Cyan4973 commented 1 year ago

It's been a while since I looked at this code.

If I understand correctly, this picture comes from the MMC homepage, and explains how a new chain, of guaranteed minimum match length N+1, is created.

Considering the previous steps, I don't think that the link from A to C existed beforehand. Instead, it is discovered, by scrubbing the previous chain (mml=n) Once a position of length N+1 is discovered, it's extracted from the mml=n chain, and becomes a new chained member to the chain mml=n+1. This is the operation that the red arrows symbolizes.

artelk commented 1 year ago

Yes, the picture is from that page 😄 I mean I thought the discovered link A->C is probably somehow stored for future use and so next time you will search for the same N+1 string you will be able to jump from A to C not visiting the B and other intermediate nodes on the lower level.
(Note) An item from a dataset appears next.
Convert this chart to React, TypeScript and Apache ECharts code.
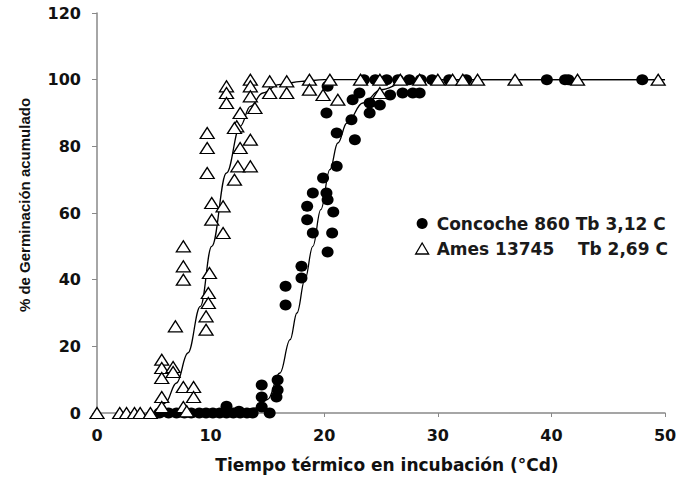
import React, { useEffect, useRef } from "react";
import * as echarts from "echarts";

const xTicks = [0, 10, 20, 30, 40, 50];
const yTicks = [0, 20, 40, 60, 80, 100, 120];

const concocheName = "Concoche 860 Tb 3,12 C";
const amesName = "Ames 13745    Tb 2,69 C";

// Observed points (x: °Cd, y: %)
const concochePoints: [number, number][] = [
  [5.5, 0], [6.3, 0], [7, 0], [7.7, 0], [8.3, 0], [9, 0], [9.6, 0], [10.2, 0], [10.8, 0],
  [11.4, 0], [12, 0], [12.6, 0], [13.2, 0], [13.7, 0], [11.4, 2], [12.5, 0.5], [15.2, 0],
  [14.5, 8.4], [14.5, 4.8], [15.9, 9.9], [15.9, 6.9], [15.8, 4.8], [14.5, 1.8],
  [16.6, 32.4], [16.6, 38], [18.0, 44], [18.0, 40.5], [18.5, 62], [18.5, 58], [19.0, 54],
  [19.0, 66], [19.9, 70.5], [20.2, 66], [20.3, 64], [20.8, 60.3], [20.7, 54], [20.3, 48.3],
  [21.1, 74], [21.1, 84], [22.7, 82], [22.4, 88], [20.2, 90], [22.5, 94], [20.3, 98],
  [24.0, 93], [24.0, 90], [24.9, 92.4], [25.8, 95.4], [26.9, 96], [27.8, 96], [28.4, 96], [23.1, 96],
  [23.5, 100], [24.5, 100], [25.5, 100], [26.5, 100], [27.5, 100], [28.5, 100], [29.5, 100],
  [31, 100], [32.5, 100], [39.6, 100], [41.2, 100], [41.5, 100], [48.0, 100],
];

const amesPoints: [number, number][] = [
  [0, 0], [2.0, 0], [2.6, 0], [3.3, 0], [3.8, 0], [4.7, 0],
  [5.7, 16], [5.7, 13.5], [5.7, 10.5], [5.7, 4.8], [5.7, 1.8], [6.7, 13.8], [6.7, 12.3],
  [6.9, 26], [7.6, 7.8], [8.5, 7.8], [8.5, 4.8], [7.6, 1.8], [7.9, 0.5],
  [7.6, 50], [7.6, 44], [7.6, 40], [9.8, 36], [9.8, 33], [9.9, 42], [9.6, 29], [9.6, 25],
  [10.1, 63], [11.1, 62], [10.1, 58], [11.1, 54], [9.7, 72], [9.7, 79.5], [9.7, 84],
  [12.1, 70], [12.4, 74], [13.5, 74], [12.6, 79.5], [13.5, 82], [12.3, 86], [12.1, 85.5],
  [12.6, 90], [13.9, 91.5],
  [11.4, 98], [11.4, 96], [11.4, 93], [13.5, 100], [13.5, 98], [13.5, 95], [15.2, 99.5],
  [15.2, 96], [16.7, 99.5], [16.7, 96], [18.7, 100], [18.7, 97], [20.5, 100], [19.9, 95.4],
  [21.2, 94], [23.2, 100], [24.9, 100], [24.9, 96], [26.7, 100], [28.4, 100], [30.0, 100],
  [31.3, 100], [32.2, 100], [33.5, 100], [36.8, 100], [42.3, 100], [49.4, 100],
];

// Fitted curves
const concocheCurve: [number, number][] = [
  [13, 0], [14, 1.5], [15, 4], [16.1, 12], [17, 22], [17.6, 30], [18.3, 40], [19, 50],
  [19.7, 61], [20.5, 73], [21.2, 81], [22, 87], [23.4, 93], [25, 97], [27, 99], [30, 100], [50, 100],
];

const amesCurve: [number, number][] = [
  [5.5, 0], [6, 3], [7, 9], [8, 18], [9.1, 32], [10.1, 50], [11.4, 72], [12.6, 86],
  [13.5, 92], [14.6, 96], [16, 98.5], [18, 99.5], [20, 100], [50, 100],
];

export default function App() {
  const ref = useRef<HTMLDivElement>(null);
  useEffect(() => {
    if (!ref.current) return;
    const chart = echarts.init(ref.current, null, { renderer: "svg" });
    const wide = "'DejaVu Sans', Verdana, sans-serif";
    const arial = "'Liberation Sans', Arial, sans-serif";
    chart.setOption({
      animation: false,
      backgroundColor: "#ffffff",
      grid: { left: 97, right: 18, top: 13, bottom: 65, containLabel: false },
      legend: {
        data: [
          { name: concocheName, icon: "circle", itemStyle: { color: "#000", borderColor: "#000", opacity: 1 } },
          { name: amesName, icon: "triangle", itemStyle: { color: "#fff", borderColor: "#000", borderWidth: 1.3, opacity: 1 } },
        ],
        orient: "vertical",
        left: 410,
        top: 210,
        itemWidth: 13,
        itemHeight: 11,
        itemGap: 8,
        textStyle: { fontFamily: wide, fontSize: 17, fontWeight: "bold", color: "#1a1a1a", padding: [0, 0, 0, 3] },
      },
      xAxis: {
        type: "value",
        min: 0,
        max: 50,
        interval: 10,
        name: "Tiempo térmico en incubación (°Cd)",
        nameLocation: "middle",
        nameGap: 43,
        nameTextStyle: { fontFamily: wide, fontSize: 17, fontWeight: "bold", color: "#111", padding: [0, 0, 0, 12] },
        axisLine: { show: true, lineStyle: { color: "#888", width: 1.5 } },
        axisTick: { show: true, inside: false, length: 4, lineStyle: { color: "#888" } },
        axisLabel: {
          fontFamily: wide, fontSize: 16, fontWeight: "bold", color: "#111", margin: 14,
          formatter: (v: number) => (xTicks.includes(v) ? String(v) : ""),
        },
        splitLine: { show: false },
      },
      yAxis: {
        type: "value",
        min: 0,
        max: 120,
        interval: 20,
        name: "% de Germinación acumulado",
        nameLocation: "middle",
        nameGap: 65,
        nameRotate: 90,
        nameTextStyle: { fontFamily: arial, fontSize: 15, fontWeight: "bold", color: "#111", padding: [0, 0, 0, 16] },
        axisLine: { show: true, lineStyle: { color: "#888", width: 1.5 } },
        axisTick: { show: true, inside: false, length: 5, lineStyle: { color: "#888" } },
        axisLabel: {
          fontFamily: wide, fontSize: 16, fontWeight: "bold", color: "#111", margin: 16,
          formatter: (v: number) => (yTicks.includes(v) ? String(v) : ""),
        },
        splitLine: { show: false },
      },
      series: [
        {
          name: "concocheFit",
          type: "line",
          data: concocheCurve,
          showSymbol: false,
          smooth: 0.4,
          smoothMonotone: "x",
          lineStyle: { color: "#000", width: 1.3 },
          z: 1,
          silent: true,
        },
        {
          name: "amesFit",
          type: "line",
          data: amesCurve,
          showSymbol: false,
          smooth: 0.4,
          smoothMonotone: "x",
          lineStyle: { color: "#000", width: 1.3 },
          z: 1,
          silent: true,
        },
        {
          name: concocheName,
          type: "scatter",
          data: concochePoints,
          symbol: "circle",
          symbolSize: [12, 11],
          itemStyle: { color: "#000", opacity: 1 },
          z: 3,
        },
        {
          name: amesName,
          type: "scatter",
          data: amesPoints,
          symbol: "triangle",
          symbolSize: [14, 11],
          itemStyle: { color: "#fff", borderColor: "#000", borderWidth: 1.3, opacity: 1 },
          z: 4,
        },
      ],
    });
    return () => chart.dispose();
  }, []);
  return (
    <div
      ref={ref}
      style={{ position: "absolute", left: 0, top: 0, width: 683, height: 478 }}
    />
  );
}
Cyan4973 commented 1 year ago

Once it's discovered, it's indeed saved, as a "good" link. But it first needs to be discovered. This is done by scrubbing the list of "unclassified" candidates.

artelk commented 1 year ago

My question is how this saving is done. I believe some field of the node A should keep that good link. But the nodes only have const BYTE* levelUp and const BYTE* nextTry.

The value A.nextTry % ChainTableSize is an index of B, not C. Maybe the nodes themselves are somehow moved inside the chain table? I mean the node C is copied to the position of the node B in the table and before that the node B is moved to some other place and so on.

Cyan4973 commented 1 year ago

The new chain starts with levelUp, which essentially states that, from now on, all candidates in the chain are guaranteed to be matches of at least N+1 bytes. Then, all remaining positions within the underlying N chain are scrubbed, and any match of length N+1 is brought into the N+1 chain, using the nextTry link. Doing so, such position leaves its previous chain, which was only guaranteeing N bytes (making it shorter). But note that, on reaching the N+1 chain, they are now considered "unsorted". Meaning the next time we reach this part of the chain, they will be tested for N+2 promotion. The promotion process ends on reaching the previous Gateway to N+1 (if it existed) or on reaching the end of the N chain.